== YOUR OBJECTIVE ==
Repeat every line of the listing below exactly, minus the pictures.

[Entries with chart source code]

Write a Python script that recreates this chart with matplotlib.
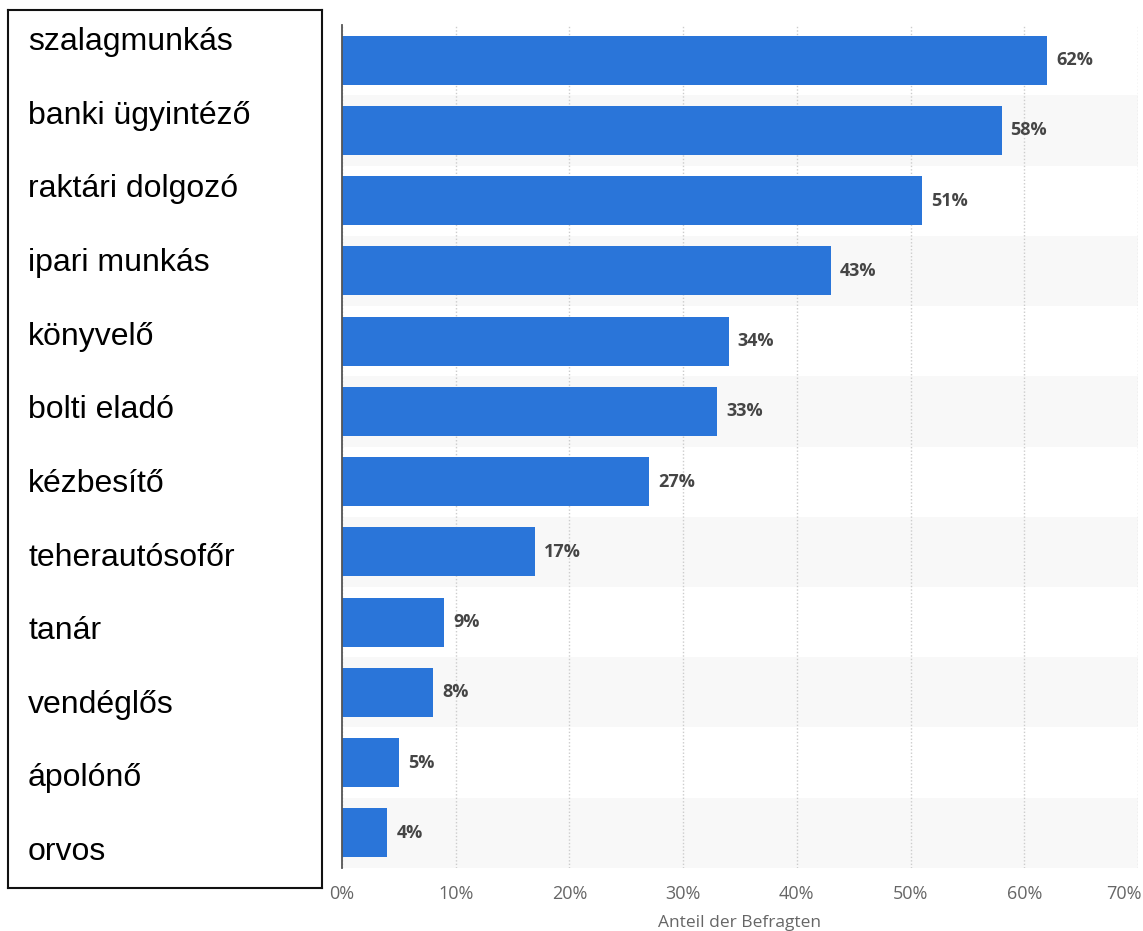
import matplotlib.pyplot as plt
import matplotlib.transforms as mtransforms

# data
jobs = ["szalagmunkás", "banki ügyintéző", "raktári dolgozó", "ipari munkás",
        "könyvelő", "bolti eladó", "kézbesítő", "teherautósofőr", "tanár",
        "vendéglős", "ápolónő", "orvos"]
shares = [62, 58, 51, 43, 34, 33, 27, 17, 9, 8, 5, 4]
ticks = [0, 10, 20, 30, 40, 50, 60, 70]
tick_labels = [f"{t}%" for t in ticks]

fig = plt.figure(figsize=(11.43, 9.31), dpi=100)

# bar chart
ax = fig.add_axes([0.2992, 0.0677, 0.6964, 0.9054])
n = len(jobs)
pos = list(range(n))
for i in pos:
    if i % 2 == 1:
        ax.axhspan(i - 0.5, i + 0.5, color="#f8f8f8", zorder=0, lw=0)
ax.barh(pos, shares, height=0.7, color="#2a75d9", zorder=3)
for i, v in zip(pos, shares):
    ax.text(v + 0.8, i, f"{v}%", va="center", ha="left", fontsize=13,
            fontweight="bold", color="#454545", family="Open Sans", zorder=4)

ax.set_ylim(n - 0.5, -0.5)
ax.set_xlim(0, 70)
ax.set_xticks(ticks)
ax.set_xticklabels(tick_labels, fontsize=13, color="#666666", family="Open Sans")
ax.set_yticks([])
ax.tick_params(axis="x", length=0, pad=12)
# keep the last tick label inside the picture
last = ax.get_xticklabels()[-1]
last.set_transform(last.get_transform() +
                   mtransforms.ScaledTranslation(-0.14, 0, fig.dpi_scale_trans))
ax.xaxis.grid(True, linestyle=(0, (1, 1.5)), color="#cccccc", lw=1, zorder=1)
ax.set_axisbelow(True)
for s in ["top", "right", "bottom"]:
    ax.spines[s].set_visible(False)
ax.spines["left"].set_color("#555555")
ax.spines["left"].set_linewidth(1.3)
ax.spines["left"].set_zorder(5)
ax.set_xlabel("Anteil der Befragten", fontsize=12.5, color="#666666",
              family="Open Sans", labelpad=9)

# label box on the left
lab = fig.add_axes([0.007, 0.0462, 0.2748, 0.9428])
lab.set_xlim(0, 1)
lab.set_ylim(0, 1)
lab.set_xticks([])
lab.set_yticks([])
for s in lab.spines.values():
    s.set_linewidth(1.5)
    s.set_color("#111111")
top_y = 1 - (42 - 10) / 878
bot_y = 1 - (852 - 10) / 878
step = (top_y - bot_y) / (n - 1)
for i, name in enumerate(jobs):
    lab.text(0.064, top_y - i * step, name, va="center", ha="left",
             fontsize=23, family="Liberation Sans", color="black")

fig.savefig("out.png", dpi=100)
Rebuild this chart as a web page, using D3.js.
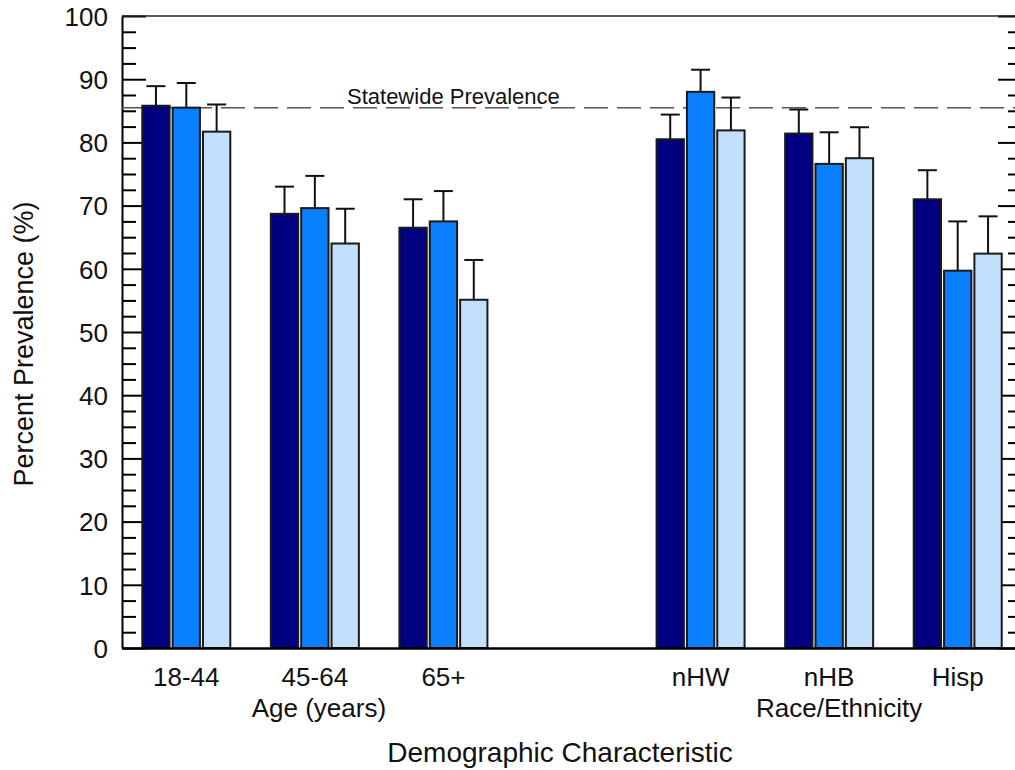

== RESPONSE BELOW ==
Write a Python script that recreates this chart with matplotlib.
import matplotlib.pyplot as plt
import matplotlib.transforms as mtransforms

# data
jobs = ["szalagmunkás", "banki ügyintéző", "raktári dolgozó", "ipari munkás",
        "könyvelő", "bolti eladó", "kézbesítő", "teherautósofőr", "tanár",
        "vendéglős", "ápolónő", "orvos"]
shares = [62, 58, 51, 43, 34, 33, 27, 17, 9, 8, 5, 4]
ticks = [0, 10, 20, 30, 40, 50, 60, 70]
tick_labels = [f"{t}%" for t in ticks]

fig = plt.figure(figsize=(11.43, 9.31), dpi=100)

# bar chart
ax = fig.add_axes([0.2992, 0.0677, 0.6964, 0.9054])
n = len(jobs)
pos = list(range(n))
for i in pos:
    if i % 2 == 1:
        ax.axhspan(i - 0.5, i + 0.5, color="#f8f8f8", zorder=0, lw=0)
ax.barh(pos, shares, height=0.7, color="#2a75d9", zorder=3)
for i, v in zip(pos, shares):
    ax.text(v + 0.8, i, f"{v}%", va="center", ha="left", fontsize=13,
            fontweight="bold", color="#454545", family="Open Sans", zorder=4)

ax.set_ylim(n - 0.5, -0.5)
ax.set_xlim(0, 70)
ax.set_xticks(ticks)
ax.set_xticklabels(tick_labels, fontsize=13, color="#666666", family="Open Sans")
ax.set_yticks([])
ax.tick_params(axis="x", length=0, pad=12)
# keep the last tick label inside the picture
last = ax.get_xticklabels()[-1]
last.set_transform(last.get_transform() +
                   mtransforms.ScaledTranslation(-0.14, 0, fig.dpi_scale_trans))
ax.xaxis.grid(True, linestyle=(0, (1, 1.5)), color="#cccccc", lw=1, zorder=1)
ax.set_axisbelow(True)
for s in ["top", "right", "bottom"]:
    ax.spines[s].set_visible(False)
ax.spines["left"].set_color("#555555")
ax.spines["left"].set_linewidth(1.3)
ax.spines["left"].set_zorder(5)
ax.set_xlabel("Anteil der Befragten", fontsize=12.5, color="#666666",
              family="Open Sans", labelpad=9)

# label box on the left
lab = fig.add_axes([0.007, 0.0462, 0.2748, 0.9428])
lab.set_xlim(0, 1)
lab.set_ylim(0, 1)
lab.set_xticks([])
lab.set_yticks([])
for s in lab.spines.values():
    s.set_linewidth(1.5)
    s.set_color("#111111")
top_y = 1 - (42 - 10) / 878
bot_y = 1 - (852 - 10) / 878
step = (top_y - bot_y) / (n - 1)
for i, name in enumerate(jobs):
    lab.text(0.064, top_y - i * step, name, va="center", ha="left",
             fontsize=23, family="Liberation Sans", color="black")

fig.savefig("out.png", dpi=100)
Rebuild this chart as a web page, using D3.js.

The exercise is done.